Yesterday, Ellen Massey (IPS) article on Iraqi women was noted but the link was included. Click here to read Massey's article. Today Ali al-Fadhily (IPS) reports on the two month seige of Falluja (attacked in April of 2004 and destroyed in November of 2004) noting that "Cars have not been permitted to move on the streets of Fallujah for nearly a month now. A ban was also enforced on bicycles, but residents were later granted permission to use them" which prompts a school teacher named Ala to say (this is sarcasm for any who miss it), "Thank God and President Bush for this great favour. We are the only city in the liberated world with the blessing now of having bicycles moving freely in the streets." al-Fadhily notes that aid is being prevented (by the US military) from reaching the city and that "[m]edical services are inaccessible".

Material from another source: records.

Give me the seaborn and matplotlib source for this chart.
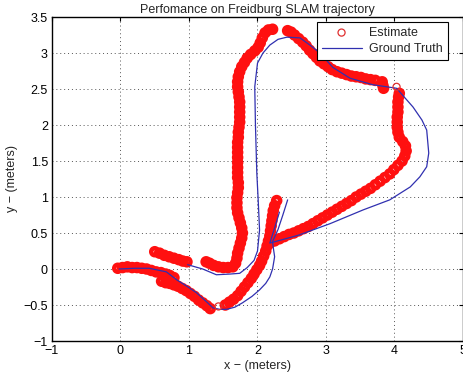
import numpy as np
import pandas as pd
import matplotlib
matplotlib.use("Agg")
import matplotlib.pyplot as plt
import seaborn as sns

# ---------------- data ----------------
# Estimate trajectory, in pieces (x, y) in metres
est_start = [(-0.04, 0.01), (0.03, 0.02), (0.10, 0.03), (0.17, 0.02), (0.24, 0.02),
             (0.31, 0.01), (0.38, 0.00), (0.45, -0.02), (0.52, -0.04), (0.59, -0.05),
             (0.66, -0.07), (0.72, -0.09), (0.78, -0.12)]
est_low = [(0.60, -0.17), (0.66, -0.19), (0.72, -0.20), (0.78, -0.22), (0.84, -0.24),
           (0.90, -0.27), (0.96, -0.30), (1.02, -0.34), (1.08, -0.38), (1.14, -0.43),
           (1.20, -0.47), (1.26, -0.51), (1.31, -0.55)]
est_single = [(1.43, -0.52), (4.03, 2.53)]
est_rise = [(1.53, -0.50), (1.59, -0.46), (1.65, -0.42), (1.71, -0.37), (1.76, -0.31),
            (1.81, -0.25), (1.86, -0.19), (1.91, -0.13), (1.95, -0.07), (1.99, -0.01),
            (2.03, 0.05), (2.06, 0.11), (2.09, 0.18), (2.12, 0.25), (2.14, 0.32),
            (2.16, 0.39), (2.18, 0.46), (2.19, 0.53), (2.20, 0.60), (2.21, 0.67),
            (2.22, 0.74), (2.23, 0.81), (2.25, 0.88), (2.28, 0.95)]
est_right = [(2.18, 0.36), (2.25, 0.39), (2.32, 0.42), (2.39, 0.45), (2.46, 0.48),
             (2.53, 0.50), (2.60, 0.53), (2.67, 0.56), (2.74, 0.59), (2.81, 0.63),
             (2.88, 0.67), (2.95, 0.71), (3.02, 0.75), (3.09, 0.79), (3.16, 0.83),
             (3.23, 0.87), (3.30, 0.91), (3.37, 0.95), (3.44, 1.00), (3.51, 1.04),
             (3.58, 1.08), (3.65, 1.12), (3.72, 1.17), (3.79, 1.22), (3.86, 1.27),
             (3.93, 1.32), (3.99, 1.38), (4.05, 1.44), (4.11, 1.50), (4.15, 1.57),
             (4.17, 1.64), (4.16, 1.71), (4.12, 1.77), (4.07, 1.83), (4.05, 1.90),
             (4.04, 1.97), (4.04, 2.04), (4.04, 2.11), (4.05, 2.18), (4.05, 2.25),
             (4.05, 2.32), (4.06, 2.39), (4.07, 2.44)]
est_blob = [(3.82, 2.60), (3.83, 2.55), (3.84, 2.51)]
est_top = [(3.72, 2.62), (3.65, 2.63), (3.58, 2.64), (3.51, 2.66), (3.44, 2.67),
           (3.37, 2.68), (3.30, 2.70), (3.23, 2.72), (3.16, 2.74), (3.09, 2.77),
           (3.03, 2.81), (2.97, 2.85), (2.91, 2.89), (2.86, 2.94), (2.81, 2.99),
           (2.76, 3.04), (2.71, 3.10), (2.66, 3.15), (2.60, 3.20), (2.54, 3.25),
           (2.49, 3.29), (2.44, 3.31)]
est_left = [(2.22, 3.33), (2.16, 3.32), (2.11, 3.28), (2.07, 3.21), (2.04, 3.14),
            (2.01, 3.08), (1.96, 3.03), (1.90, 2.98), (1.85, 2.93), (1.81, 2.87),
            (1.77, 2.81), (1.74, 2.74), (1.72, 2.67), (1.71, 2.60), (1.71, 2.53),
            (1.72, 2.46), (1.73, 2.39), (1.74, 2.32), (1.74, 2.25), (1.74, 2.18),
            (1.74, 2.11), (1.74, 2.04), (1.73, 1.97), (1.72, 1.90), (1.72, 1.83),
            (1.71, 1.76), (1.71, 1.69), (1.71, 1.62), (1.71, 1.55), (1.71, 1.48),
            (1.71, 1.41), (1.71, 1.34), (1.71, 1.27), (1.72, 1.20), (1.72, 1.13),
            (1.71, 1.06), (1.70, 0.99), (1.70, 0.92), (1.70, 0.85), (1.71, 0.78),
            (1.73, 0.71), (1.75, 0.64), (1.77, 0.57), (1.78, 0.50), (1.77, 0.43),
            (1.75, 0.36), (1.73, 0.29), (1.71, 0.22), (1.70, 0.15), (1.68, 0.08),
            (1.64, 0.03), (1.57, 0.02), (1.50, 0.02), (1.43, 0.03), (1.36, 0.05),
            (1.30, 0.08), (1.25, 0.10)]
est_short = [(0.50, 0.24), (0.57, 0.22), (0.64, 0.19), (0.71, 0.17), (0.78, 0.15),
             (0.85, 0.13), (0.91, 0.11), (0.97, 0.10)]

# Ground truth trajectory, two pieces
gt_a = [(-0.02, 0.00), (0.20, 0.01), (0.42, 0.01), (0.67, -0.04), (0.82, -0.15),
        (0.97, -0.24), (1.11, -0.33), (1.25, -0.45), (1.35, -0.54), (1.45, -0.56),
        (1.55, -0.56), (1.67, -0.53), (1.78, -0.47), (1.92, -0.38), (2.03, -0.29),
        (2.12, -0.20), (2.18, -0.11), (2.22, 0.00), (2.25, 0.17), (2.23, 0.30),
        (2.22, 0.38), (2.30, 0.55), (2.37, 0.75), (2.44, 0.96)]
gt_b = [(0.98, 0.06), (1.20, 0.00), (1.40, -0.08), (1.60, -0.07), (1.74, -0.06),
        (1.85, 0.02), (1.95, 0.12), (2.00, 0.25), (2.03, 0.54), (2.01, 0.96),
        (1.99, 1.33), (1.97, 2.00), (1.96, 2.53), (2.00, 2.86), (2.08, 3.00),
        (2.18, 3.11), (2.30, 3.19), (2.43, 3.22), (2.62, 3.21), (2.78, 3.10),
        (2.91, 3.00), (3.10, 2.80), (3.35, 2.65), (3.68, 2.56), (4.03, 2.51),
        (4.27, 2.25), (4.40, 2.07), (4.47, 1.93), (4.50, 1.61), (4.47, 1.42),
        (4.37, 1.28), (4.23, 1.14), (3.93, 0.96), (3.54, 0.82), (3.06, 0.63),
        (2.60, 0.47), (2.18, 0.36), (2.25, 0.57), (2.32, 0.79)]

x_ticks = [-1, 0, 1, 2, 3, 4, 5]
y_ticks = [-1, -0.5, 0, 0.5, 1, 1.5, 2, 2.5, 3, 3.5]
x_tick_labels = ["\u22121", "0", "1", "2", "3", "4", "5"]
y_tick_labels = ["\u22121", "\u22120.5", "0", "0.5", "1", "1.5", "2", "2.5", "3", "3.5"]
title = "Perfomance on Freidburg SLAM trajectory"
x_label = "x \u2212 (meters)"
y_label = "y \u2212 (meters)"

# ---------------- build tables ----------------
band_pieces = [est_start, est_low, est_rise, est_right, est_blob,
               est_top, est_left, est_short]
band_df = pd.DataFrame([p for piece in band_pieces for p in piece], columns=["x", "y"])
single_df = pd.DataFrame(est_single, columns=["x", "y"])
gt_rows = []
for i, piece in enumerate([gt_a, gt_b]):
    for (x, y) in piece:
        gt_rows.append((x, y, i))
gt_df = pd.DataFrame(gt_rows, columns=["x", "y", "seg"])

# ---------------- style ----------------
sns.set_style("white")
plt.rcParams["font.family"] = ["Liberation Sans", "DejaVu Sans"]
plt.rcParams["font.size"] = 9

fig = plt.figure(figsize=(4.64, 3.80), dpi=100)
ax = fig.add_axes([52 / 464, 39 / 380, 411 / 464, 324 / 380])

sns.lineplot(data=gt_df, x="x", y="y", units="seg", estimator=None, sort=False,
             color="#3030b0", linewidth=0.9, ax=ax, zorder=3, label="Ground Truth")
# dense estimate samples (heavily overlapping circles)
sns.scatterplot(data=band_df, x="x", y="y", marker="o", s=26, fc="none",
                ec="#ff1010", linewidth=3.2, ax=ax, zorder=2)
# isolated estimate samples
sns.scatterplot(data=single_df, x="x", y="y", marker="o", s=26, fc="none",
                ec="#e03030", linewidth=0.9, ax=ax, zorder=4, label="Estimate")

ax.set_xlim(-1, 5)
ax.set_ylim(-1, 3.5)
ax.set_xticks(x_ticks)
ax.set_xticklabels(x_tick_labels)
ax.set_yticks(y_ticks)
ax.set_yticklabels(y_tick_labels)
ax.tick_params(direction="in", length=3, width=0.8, labelsize=9, pad=3,
               top=True, right=True, colors="black")
ax.grid(True, linestyle=(0, (1, 3)), color="#555555", linewidth=0.7)
for sp in ax.spines.values():
    sp.set_visible(True)
    sp.set_color("black")
    sp.set_linewidth(1.0)

ax.set_title(title, fontsize=9, pad=3)
ax.set_xlabel(x_label, fontsize=9, labelpad=2)
ax.set_ylabel(y_label, fontsize=9, labelpad=4)

h, l = ax.get_legend_handles_labels()
order = [l.index("Estimate"), l.index("Ground Truth")]
leg = ax.legend([h[i] for i in order], [l[i] for i in order], loc="upper right",
                bbox_to_anchor=(0.963, 0.985), frameon=True, fancybox=False,
                framealpha=1, edgecolor="black", fontsize=9, handlelength=3.2,
                borderpad=0.4, labelspacing=0.35, handletextpad=0.6,
                borderaxespad=0)
leg.get_frame().set_linewidth(0.8)
leg.set_zorder(10)

fig.savefig("out.png", dpi=100)
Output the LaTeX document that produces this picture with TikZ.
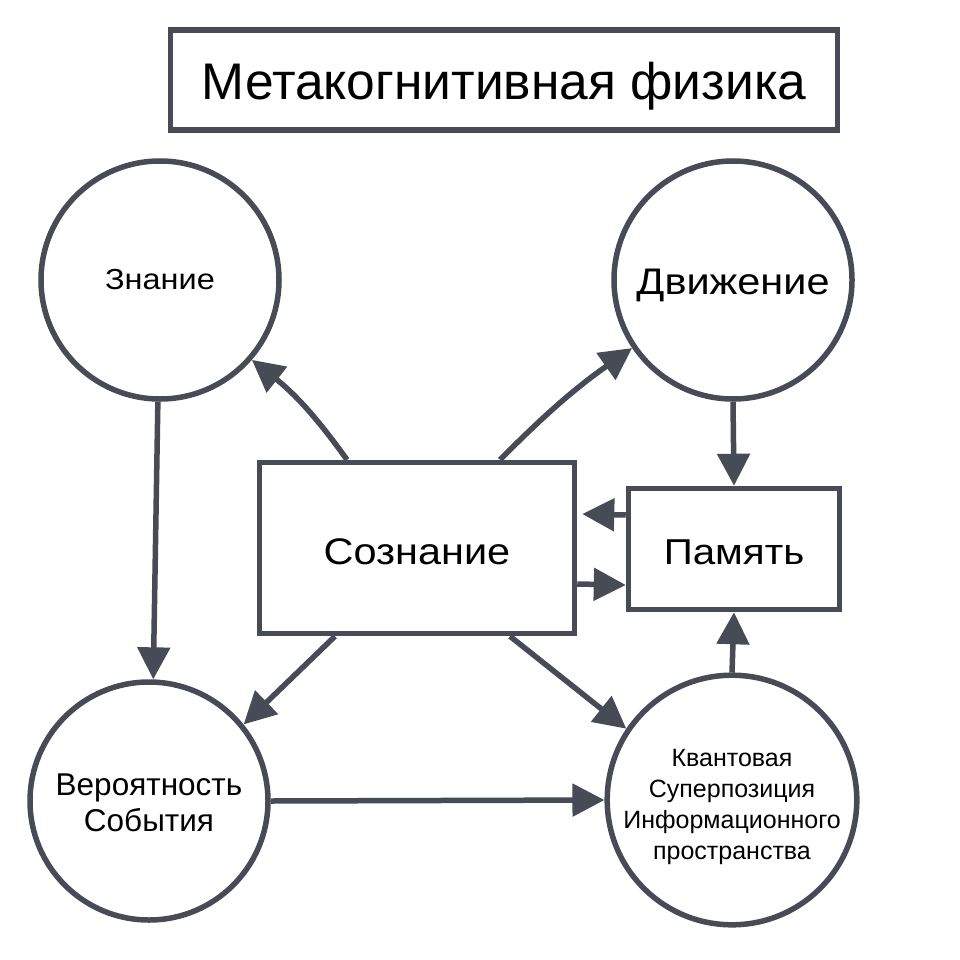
\documentclass[tikz,border=0pt]{standalone}
\usepackage{fontspec}
\setmainfont{Liberation Sans}
\newfontfamily\widefont[FakeStretch=1.12]{Liberation Sans}
\usetikzlibrary{arrows.meta}
\definecolor{ink}{HTML}{474B55}
\tikzset{
  every node/.style={text=black},
  bubble/.style={circle, draw=ink, line width=5.5pt, minimum size=238pt, inner sep=0pt, align=center},
  boxnode/.style={rectangle, draw=ink, line width=5.5pt, inner sep=0pt, align=center},
  link/.style={draw=ink, line width=5.5pt, -{Triangle[length=32pt,width=32pt]}},
}
\newcommand{\lowtext}[2]{\raisebox{-#1}[\height][\depth]{#2}}
\newcommand{\lines}[2]{\raisebox{-#1}[\height][\depth]{\begin{tabular}{@{}c@{}}#2\end{tabular}}}
\begin{document}
\begin{tikzpicture}[x=1pt,y=-1pt]
\useasboundingbox[fill=white] (0,0) rectangle (960,960);
\node[boxnode, minimum width=667pt, minimum height=100pt, font=\fontsize{51.5}{58}\selectfont] (title) at (504,80) {\lowtext{6pt}{Метакогнитивная физика}};
\node[bubble, font=\widefont\fontsize{29}{34}\selectfont] (zn) at (160,280) {Знание};
\node[bubble, font=\widefont\fontsize{37}{42}\selectfont] (dv) at (733,280) {\lowtext{5pt}{Движение}};
\node[bubble, font=\fontsize{31.5}{36}\selectfont] (ver) at (149,801) {\lines{5pt}{Вероятность\\События}};
\node[bubble, font=\fontsize{25}{31}\selectfont] (kv) at (732,800) {\lines{7pt}{Квантовая\\Суперпозиция\\Информационного\\пространства}};
\node[boxnode, minimum width=315pt, minimum height=171pt, font=\widefont\fontsize{37}{42}\selectfont] (soz) at (417,548) {\lowtext{4pt}{Сознание}};
\node[boxnode, minimum width=211pt, minimum height=121pt, font=\widefont\fontsize{36}{42}\selectfont] (pam) at (734,549) {\lowtext{3pt}{Память}};

\draw[link] ([xshift=-70pt]soz.north) to[bend right=8] (zn.-41);
\draw[link] ([xshift=83pt]soz.north) to[bend left=5] (dv.-146);
\draw[link] (dv.south) -- (pam.north);
\draw[link] ([yshift=34pt]pam.west) -- ([xshift=5pt,yshift=34pt]soz.east);
\draw[link] ([yshift=-36pt]soz.east) -- ([yshift=-36pt]pam.west);
\draw[link] (kv.north) -- (pam.south);
\draw[link] ([xshift=-82pt]soz.south) -- (ver.39);
\draw[link] ([xshift=93pt]soz.south) -- (kv.146);
\draw[link] (zn.-91.5) -- (ver.88);
\draw[link] (ver.east) -- (kv.west);
\end{tikzpicture}
\end{document}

Finally, the poodle is no longer prime minister. In England, Gordon Brown has succeeded Tony Blair as prime minister. As Chris Bambery (Socialist Worker) observes, don't throw the confetti just yet: "Yet in accepting the leadership, Brown made clear his devotion to Blair's policies -- in particular to the 'strong relationship' with the US, and to Britain continuing to play a central role in the global 'war on terror'. The closest he came to acknowledging the failure of the war was when he said that Iraq had 'been a divisive issue for our party and our country' and that his government would 'learn lessons that needed to be learned'. But he then concluded that the war had been 'necessary'." For corporate economic enrichment?